Restate, exactly and without pictures, the lines from the start of the listing below through the line holding "import matplotlib.pyplot as plt".
*****
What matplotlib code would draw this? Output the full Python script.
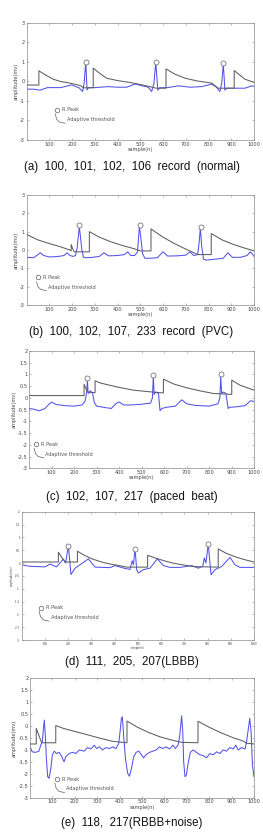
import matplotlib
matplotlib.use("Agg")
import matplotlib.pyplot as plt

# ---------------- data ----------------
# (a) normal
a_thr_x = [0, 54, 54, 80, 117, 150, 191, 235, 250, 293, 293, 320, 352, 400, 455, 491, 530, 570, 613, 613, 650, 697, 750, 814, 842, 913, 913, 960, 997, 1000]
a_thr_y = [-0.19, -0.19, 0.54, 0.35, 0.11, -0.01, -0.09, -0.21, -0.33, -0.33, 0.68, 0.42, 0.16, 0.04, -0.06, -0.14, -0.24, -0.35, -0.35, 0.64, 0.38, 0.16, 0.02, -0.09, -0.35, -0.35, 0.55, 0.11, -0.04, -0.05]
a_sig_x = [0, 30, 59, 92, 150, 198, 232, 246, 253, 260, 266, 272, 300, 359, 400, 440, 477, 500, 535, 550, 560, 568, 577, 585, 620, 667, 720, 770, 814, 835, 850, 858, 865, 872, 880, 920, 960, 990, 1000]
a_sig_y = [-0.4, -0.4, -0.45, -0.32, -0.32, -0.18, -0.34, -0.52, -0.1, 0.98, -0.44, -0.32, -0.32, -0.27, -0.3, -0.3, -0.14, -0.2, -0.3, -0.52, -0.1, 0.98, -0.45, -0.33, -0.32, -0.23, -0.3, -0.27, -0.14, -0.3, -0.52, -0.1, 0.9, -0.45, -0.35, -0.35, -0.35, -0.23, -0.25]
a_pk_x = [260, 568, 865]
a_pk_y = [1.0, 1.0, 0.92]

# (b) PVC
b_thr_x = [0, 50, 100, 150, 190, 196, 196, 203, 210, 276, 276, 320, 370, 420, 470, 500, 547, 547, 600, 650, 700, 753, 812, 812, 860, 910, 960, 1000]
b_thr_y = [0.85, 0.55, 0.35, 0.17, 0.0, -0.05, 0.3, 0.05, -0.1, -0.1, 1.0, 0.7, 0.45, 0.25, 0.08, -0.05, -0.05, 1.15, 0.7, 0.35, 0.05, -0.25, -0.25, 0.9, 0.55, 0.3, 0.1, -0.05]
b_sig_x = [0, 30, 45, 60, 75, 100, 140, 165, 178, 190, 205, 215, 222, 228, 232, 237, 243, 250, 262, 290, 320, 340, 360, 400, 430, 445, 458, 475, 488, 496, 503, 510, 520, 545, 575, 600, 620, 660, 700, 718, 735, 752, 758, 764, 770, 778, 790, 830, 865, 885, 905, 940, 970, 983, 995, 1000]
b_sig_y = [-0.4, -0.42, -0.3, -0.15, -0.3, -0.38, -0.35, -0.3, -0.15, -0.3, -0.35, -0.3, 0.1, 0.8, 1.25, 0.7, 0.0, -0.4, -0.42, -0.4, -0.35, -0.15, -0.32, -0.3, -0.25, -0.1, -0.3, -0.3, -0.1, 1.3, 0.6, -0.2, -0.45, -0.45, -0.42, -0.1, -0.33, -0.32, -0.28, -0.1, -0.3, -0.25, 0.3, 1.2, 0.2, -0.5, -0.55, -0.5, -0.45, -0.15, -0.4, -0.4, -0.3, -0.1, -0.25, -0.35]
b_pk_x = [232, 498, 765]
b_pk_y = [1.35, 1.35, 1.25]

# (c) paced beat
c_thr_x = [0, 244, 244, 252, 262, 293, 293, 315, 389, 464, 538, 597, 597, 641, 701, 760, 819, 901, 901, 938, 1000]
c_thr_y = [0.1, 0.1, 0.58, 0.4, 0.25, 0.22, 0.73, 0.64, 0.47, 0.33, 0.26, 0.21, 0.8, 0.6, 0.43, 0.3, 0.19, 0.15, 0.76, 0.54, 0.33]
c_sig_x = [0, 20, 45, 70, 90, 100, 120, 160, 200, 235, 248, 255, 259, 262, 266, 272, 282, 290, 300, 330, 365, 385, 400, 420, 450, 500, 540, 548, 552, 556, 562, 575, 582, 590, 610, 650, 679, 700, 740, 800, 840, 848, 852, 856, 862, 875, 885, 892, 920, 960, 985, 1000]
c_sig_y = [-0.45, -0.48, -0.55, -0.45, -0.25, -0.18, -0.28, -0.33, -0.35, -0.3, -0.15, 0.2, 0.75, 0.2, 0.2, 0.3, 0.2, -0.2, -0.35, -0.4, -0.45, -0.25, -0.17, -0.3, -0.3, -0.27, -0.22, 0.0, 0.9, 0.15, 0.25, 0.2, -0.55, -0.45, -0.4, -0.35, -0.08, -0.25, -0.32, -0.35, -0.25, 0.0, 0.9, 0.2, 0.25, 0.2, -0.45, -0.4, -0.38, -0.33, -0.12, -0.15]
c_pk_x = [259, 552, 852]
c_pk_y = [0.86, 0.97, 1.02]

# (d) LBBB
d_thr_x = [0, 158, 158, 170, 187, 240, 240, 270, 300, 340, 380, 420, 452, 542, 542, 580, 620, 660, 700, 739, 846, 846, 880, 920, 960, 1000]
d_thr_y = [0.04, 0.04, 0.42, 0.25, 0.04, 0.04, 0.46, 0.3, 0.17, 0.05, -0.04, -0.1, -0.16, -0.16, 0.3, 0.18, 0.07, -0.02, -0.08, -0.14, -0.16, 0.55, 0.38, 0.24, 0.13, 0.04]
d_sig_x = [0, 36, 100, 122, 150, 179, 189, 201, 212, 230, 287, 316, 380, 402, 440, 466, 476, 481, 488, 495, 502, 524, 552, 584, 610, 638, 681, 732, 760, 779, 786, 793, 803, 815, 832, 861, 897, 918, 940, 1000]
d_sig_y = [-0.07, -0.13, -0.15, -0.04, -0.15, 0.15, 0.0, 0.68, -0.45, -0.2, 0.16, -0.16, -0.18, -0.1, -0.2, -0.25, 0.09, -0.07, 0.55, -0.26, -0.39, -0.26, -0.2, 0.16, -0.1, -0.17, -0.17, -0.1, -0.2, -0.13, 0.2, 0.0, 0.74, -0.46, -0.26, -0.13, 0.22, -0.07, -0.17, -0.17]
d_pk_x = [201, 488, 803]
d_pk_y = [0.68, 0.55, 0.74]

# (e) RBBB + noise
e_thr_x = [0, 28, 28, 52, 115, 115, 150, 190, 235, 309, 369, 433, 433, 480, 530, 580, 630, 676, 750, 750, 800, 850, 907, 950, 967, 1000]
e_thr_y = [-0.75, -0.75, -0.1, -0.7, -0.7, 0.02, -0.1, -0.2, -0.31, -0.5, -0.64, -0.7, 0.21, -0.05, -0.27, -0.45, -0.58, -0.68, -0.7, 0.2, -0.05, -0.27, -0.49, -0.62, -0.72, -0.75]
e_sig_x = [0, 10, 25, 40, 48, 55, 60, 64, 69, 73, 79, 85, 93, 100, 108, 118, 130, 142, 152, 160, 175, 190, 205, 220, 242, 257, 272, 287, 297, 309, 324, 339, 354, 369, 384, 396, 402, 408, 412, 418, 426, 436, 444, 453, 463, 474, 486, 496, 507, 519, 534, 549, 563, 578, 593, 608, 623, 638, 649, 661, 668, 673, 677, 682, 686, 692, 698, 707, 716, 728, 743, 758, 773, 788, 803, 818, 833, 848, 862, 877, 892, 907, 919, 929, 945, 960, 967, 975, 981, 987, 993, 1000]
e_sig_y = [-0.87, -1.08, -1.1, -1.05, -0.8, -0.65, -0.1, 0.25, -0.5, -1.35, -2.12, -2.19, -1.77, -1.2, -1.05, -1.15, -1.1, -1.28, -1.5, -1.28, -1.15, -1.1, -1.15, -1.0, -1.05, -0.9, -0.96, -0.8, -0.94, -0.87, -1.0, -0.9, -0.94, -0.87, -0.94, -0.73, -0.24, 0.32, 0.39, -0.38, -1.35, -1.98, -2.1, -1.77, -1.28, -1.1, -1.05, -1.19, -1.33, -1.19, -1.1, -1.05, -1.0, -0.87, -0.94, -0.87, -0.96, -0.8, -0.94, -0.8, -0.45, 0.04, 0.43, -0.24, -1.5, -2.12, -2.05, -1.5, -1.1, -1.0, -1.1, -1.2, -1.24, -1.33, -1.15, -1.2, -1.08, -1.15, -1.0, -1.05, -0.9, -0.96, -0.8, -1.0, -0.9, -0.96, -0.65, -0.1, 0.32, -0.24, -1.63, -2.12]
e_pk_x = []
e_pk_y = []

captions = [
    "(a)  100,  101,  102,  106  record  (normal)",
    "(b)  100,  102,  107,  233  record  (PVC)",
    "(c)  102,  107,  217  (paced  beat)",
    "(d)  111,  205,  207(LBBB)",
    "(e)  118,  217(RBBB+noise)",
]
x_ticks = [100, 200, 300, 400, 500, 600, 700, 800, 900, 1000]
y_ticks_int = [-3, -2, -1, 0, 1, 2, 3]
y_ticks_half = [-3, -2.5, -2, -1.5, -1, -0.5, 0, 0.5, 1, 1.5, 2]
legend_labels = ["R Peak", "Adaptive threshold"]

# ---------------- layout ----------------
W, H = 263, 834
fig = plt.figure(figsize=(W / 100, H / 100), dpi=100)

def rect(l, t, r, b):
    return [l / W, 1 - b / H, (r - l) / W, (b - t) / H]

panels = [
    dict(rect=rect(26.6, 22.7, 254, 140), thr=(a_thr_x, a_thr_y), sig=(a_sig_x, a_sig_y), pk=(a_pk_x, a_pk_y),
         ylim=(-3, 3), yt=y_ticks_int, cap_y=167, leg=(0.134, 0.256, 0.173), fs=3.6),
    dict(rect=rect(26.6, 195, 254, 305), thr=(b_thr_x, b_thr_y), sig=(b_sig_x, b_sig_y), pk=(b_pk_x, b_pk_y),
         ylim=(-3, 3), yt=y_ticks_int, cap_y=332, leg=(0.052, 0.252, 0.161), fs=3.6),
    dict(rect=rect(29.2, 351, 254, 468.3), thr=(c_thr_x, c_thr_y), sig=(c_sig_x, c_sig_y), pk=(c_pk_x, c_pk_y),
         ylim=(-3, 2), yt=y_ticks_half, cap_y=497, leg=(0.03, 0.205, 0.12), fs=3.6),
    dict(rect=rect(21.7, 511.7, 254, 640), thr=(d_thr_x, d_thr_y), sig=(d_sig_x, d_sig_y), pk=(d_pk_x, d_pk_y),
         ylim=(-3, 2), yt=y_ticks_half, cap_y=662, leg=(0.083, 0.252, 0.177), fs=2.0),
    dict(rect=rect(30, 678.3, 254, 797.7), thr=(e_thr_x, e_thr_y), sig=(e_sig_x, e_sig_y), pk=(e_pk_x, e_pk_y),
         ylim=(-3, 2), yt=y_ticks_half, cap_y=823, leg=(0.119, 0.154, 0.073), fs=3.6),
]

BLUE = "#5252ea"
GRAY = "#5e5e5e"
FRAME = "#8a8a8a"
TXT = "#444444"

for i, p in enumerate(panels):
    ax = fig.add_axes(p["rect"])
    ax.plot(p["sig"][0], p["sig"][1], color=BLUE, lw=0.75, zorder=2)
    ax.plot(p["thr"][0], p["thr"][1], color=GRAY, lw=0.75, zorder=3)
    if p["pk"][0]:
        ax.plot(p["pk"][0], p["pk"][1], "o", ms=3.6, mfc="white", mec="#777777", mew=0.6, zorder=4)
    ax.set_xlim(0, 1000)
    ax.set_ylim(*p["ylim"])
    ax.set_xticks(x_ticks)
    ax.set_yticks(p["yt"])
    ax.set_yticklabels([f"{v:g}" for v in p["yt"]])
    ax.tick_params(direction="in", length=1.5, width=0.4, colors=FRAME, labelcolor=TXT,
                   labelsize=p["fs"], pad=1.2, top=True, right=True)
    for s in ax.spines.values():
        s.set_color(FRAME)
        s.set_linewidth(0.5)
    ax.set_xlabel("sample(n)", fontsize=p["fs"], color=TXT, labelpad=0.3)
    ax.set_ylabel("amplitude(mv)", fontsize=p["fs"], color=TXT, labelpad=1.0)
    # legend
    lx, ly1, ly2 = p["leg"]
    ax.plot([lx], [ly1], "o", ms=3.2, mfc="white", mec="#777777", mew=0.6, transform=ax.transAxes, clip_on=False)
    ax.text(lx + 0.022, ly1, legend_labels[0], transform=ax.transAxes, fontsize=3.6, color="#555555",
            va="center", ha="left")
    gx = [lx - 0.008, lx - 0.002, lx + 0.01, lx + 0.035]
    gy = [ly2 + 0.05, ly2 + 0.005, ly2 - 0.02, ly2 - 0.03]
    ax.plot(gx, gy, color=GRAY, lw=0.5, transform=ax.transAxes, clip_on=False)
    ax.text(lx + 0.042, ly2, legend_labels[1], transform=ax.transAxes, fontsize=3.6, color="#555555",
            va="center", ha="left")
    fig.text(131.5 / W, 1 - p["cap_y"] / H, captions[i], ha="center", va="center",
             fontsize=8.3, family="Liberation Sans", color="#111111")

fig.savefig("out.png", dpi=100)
*****
## Exercise answer
What matplotlib code would draw this? Output the full Python script.
import matplotlib
matplotlib.use("Agg")
import matplotlib.pyplot as plt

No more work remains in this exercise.